A composable autoencoder-based iterative algorithm for accelerating numerical simulations
This work addresses the computational bottleneck in engineering simulations by offering a faster, accurate ML-based alternative, though it appears incremental as it builds on existing ideas from commercial solvers and autoencoders.
The paper tackled the problem of accelerating numerical simulations for engineering applications by proposing CoAE-MLSim, a composable autoencoder-based ML method that reduces computational cost while maintaining accuracy across various PDE conditions, achieving significant speedups compared to commercial solvers and other ML approaches.

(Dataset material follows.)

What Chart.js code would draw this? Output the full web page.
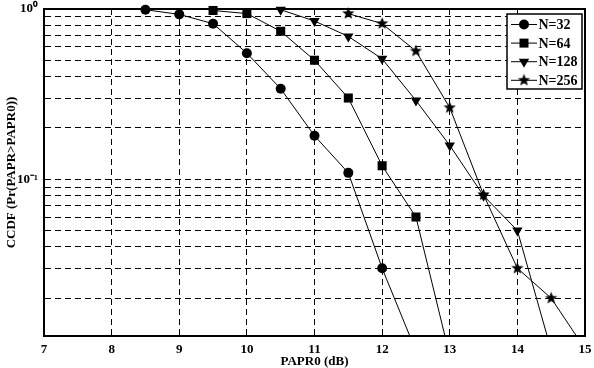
<!DOCTYPE html>
<html>
<head>
<meta charset="utf-8">
<style>html,body{margin:0;padding:0;background:#fff}</style>
<script src="https://cdn.jsdelivr.net/npm/chart.js@4.4.0/dist/chart.umd.min.js"></script>
</head>
<body>
<canvas id="ccdf" width="594" height="368"></canvas>
<script>
// values
let seriesNames = ["N=32", "N=64", "N=128", "N=256"];
let papr32 = [8.5, 9, 9.5, 10, 10.5, 11, 11.5, 12, 12.5];
let ccdf32 = [0.99, 0.93, 0.82, 0.55, 0.34, 0.18, 0.109, 0.030, 0.0098];
let papr64 = [9.5, 10, 10.5, 11, 11.5, 12, 12.5, 13];
let ccdf64 = [0.98, 0.94, 0.74, 0.50, 0.30, 0.12, 0.06, 0.0092];
let papr128 = [10.5, 11, 11.5, 12, 12.5, 13, 13.5, 14, 14.5];
let ccdf128 = [0.99, 0.85, 0.69, 0.51, 0.29, 0.158, 0.080, 0.05, 0.0099];
let papr256 = [11.5, 12, 12.5, 13, 13.5, 14, 14.5, 15];
let ccdf256 = [0.94, 0.82, 0.566, 0.263, 0.081, 0.030, 0.020, 0.0101];
let yTicks = [0.02, 0.03, 0.04, 0.05, 0.06, 0.07, 0.08, 0.09, 0.1,
              0.2, 0.3, 0.4, 0.5, 0.6, 0.7, 0.8, 0.9, 1];

let serif = "'Liberation Serif', 'Times New Roman', serif";

function makeStar(r) {
    let c = document.createElement('canvas');
    let s = Math.ceil(r * 2) + 2;
    c.width = s; c.height = s;
    let g = c.getContext('2d');
    g.translate(s / 2, s / 2);
    g.beginPath();
    for (let i = 0; i < 10; i++) {
        let rad = i % 2 ? r * 0.42 : r;
        let a = -Math.PI / 2 + i * Math.PI / 5;
        g.lineTo(rad * Math.cos(a), rad * Math.sin(a));
    }
    g.closePath();
    g.fillStyle = '#000';
    g.fill();
    return c;
}
let star = makeStar(6.5);

function pts(xs, ys) {
    return xs.map((x, i) => ({x: x, y: ys[i]}));
}

function series(label, xs, ys, style, radius, rot) {
    return {
        label: label,
        data: pts(xs, ys),
        borderColor: '#000',
        borderWidth: 1,
        backgroundColor: '#000',
        pointBackgroundColor: '#000',
        pointBorderColor: '#000',
        pointBorderWidth: 0,
        pointStyle: style,
        pointRadius: radius,
        pointRotation: rot || 0,
        tension: 0,
        clip: {left: 8, top: 8, right: 8, bottom: 0}
    };
}

// solid frame round the plot area
let frame = {
    id: 'frame',
    beforeDatasetsDraw(chart) {
        let ctx = chart.ctx, a = chart.chartArea;
        ctx.save();
        ctx.strokeStyle = '#000';
        ctx.lineWidth = 2;
        ctx.strokeRect(a.left, a.top, a.right - a.left, a.bottom - a.top);
        ctx.restore();
    }
};

function marker(ctx, kind, x, y) {
    ctx.beginPath();
    if (kind === 'circle') {
        ctx.arc(x, y, 5, 0, Math.PI * 2);
        ctx.fill();
    } else if (kind === 'rect') {
        ctx.fillRect(x - 4.5, y - 4.5, 9, 9);
    } else if (kind === 'triangle') {
        ctx.moveTo(x - 5.2, y - 3);
        ctx.lineTo(x + 5.2, y - 3);
        ctx.lineTo(x, y + 6);
        ctx.closePath();
        ctx.fill();
    } else {
        ctx.drawImage(star, x - star.width / 2, y - star.height / 2);
    }
}

// legend box inside the plot, top right
let boxLegend = {
    id: 'boxLegend',
    afterDraw(chart) {
        let ctx = chart.ctx, a = chart.chartArea;
        let x0 = a.right - 78, y0 = a.top + 5;
        let kinds = ['circle', 'rect', 'triangle', 'star'];
        ctx.save();
        ctx.fillStyle = '#fff';
        ctx.fillRect(x0, y0, 75, 75);
        ctx.strokeStyle = '#000';
        ctx.lineWidth = 1.5;
        ctx.strokeRect(x0, y0, 75, 75);
        ctx.font = "bold 14px " + serif;
        ctx.textAlign = 'left';
        ctx.textBaseline = 'middle';
        seriesNames.forEach((name, i) => {
            let y = y0 + 10.5 + i * 18.6;
            ctx.lineWidth = 1;
            ctx.beginPath();
            ctx.moveTo(x0 + 4, y);
            ctx.lineTo(x0 + 30, y);
            ctx.stroke();
            ctx.fillStyle = '#000';
            marker(ctx, kinds[i], x0 + 17, y);
            ctx.fillText(name, x0 + 31.5, y + 1);
        });
        ctx.restore();
    }
};

let ccdfChart = new Chart(document.getElementById('ccdf'), {
    type: 'line',
    data: {
        datasets: [
            series(seriesNames[0], papr32, ccdf32, 'circle', 5),
            series(seriesNames[1], papr64, ccdf64, 'rect', 6.4),
            series(seriesNames[2], papr128, ccdf128, 'triangle', 6, 180),
            series(seriesNames[3], papr256, ccdf256, star, 6)
        ]
    },
    options: {
        responsive: false,
        animation: false,
        layout: {padding: {left: 0, right: 9, top: 9, bottom: 0}},
        plugins: {
            legend: {display: false},
            tooltip: {enabled: false}
        },
        scales: {
            x: {
                type: 'linear',
                min: 7,
                max: 15,
                afterFit: s => { s.height = 32; s.paddingLeft = 0; s.paddingRight = 0; },
                ticks: {
                    stepSize: 1,
                    padding: 6,
                    color: '#000',
                    font: {family: serif, size: 13, weight: 'bold'}
                },
                grid: {color: '#000', lineWidth: 1, drawTicks: false},
                border: {color: '#000', width: 2, dash: [6, 4]},
                title: {
                    display: true,
                    text: 'PAPR0 (dB)',
                    color: '#000',
                    padding: {top: 0, bottom: 0},
                    font: {family: serif, size: 13, weight: 'bold', lineHeight: 1}
                }
            },
            y: {
                type: 'logarithmic',
                min: 0.012,
                max: 1,
                afterFit: s => { s.width = 44; s.paddingTop = 0; s.paddingBottom = 0; },
                afterBuildTicks: s => { s.ticks = yTicks.map(v => ({value: v})); },
                ticks: {
                    padding: 6,
                    color: '#000',
                    font: {family: serif, size: 13, weight: 'bold'},
                    callback: v => {
                        if (Math.abs(v - 1) < 1e-9) return '10\u2070';
                        if (Math.abs(v - 0.1) < 1e-9) return '10\u207B\u00B9';
                        return '';
                    }
                },
                grid: {color: '#000', lineWidth: 1, drawTicks: false},
                border: {color: '#000', width: 2, dash: [6, 4]},
                title: {
                    display: true,
                    text: 'CCDF (Pr(PAPR>PAPR0))',
                    color: '#000',
                    padding: {top: 4, bottom: 0},
                    font: {family: serif, size: 13, weight: 'bold'}
                }
            }
        }
    },
    plugins: [frame, boxLegend]
});
</script>
</body>
</html>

Numerical simulations for engineering applications solve partial differential equations (PDE) to model various physical processes. Traditional PDE solvers are very accurate but computationally costly. On the other hand, Machine Learning (ML) methods offer a significant computational speedup but face challenges with accuracy and generalization to different PDE conditions, such as geometry, boundary conditions, initial conditions and PDE source terms. In this work, we propose a novel ML-based approach, CoAE-MLSim (Composable AutoEncoder Machine Learning Simulation), which is an unsupervised, lower-dimensional, local method, that is motivated from key ideas used in commercial PDE solvers. This allows our approach to learn better with relatively fewer samples of PDE solutions. The proposed ML-approach is compared against commercial solvers for better benchmarks as well as latest ML-approaches for solving PDEs. It is tested for a variety of complex engineering cases to demonstrate its computational speed, accuracy, scalability, and generalization across different PDE conditions. The results show that our approach captures physics accurately across all metrics of comparison (including measures such as results on section cuts and lines).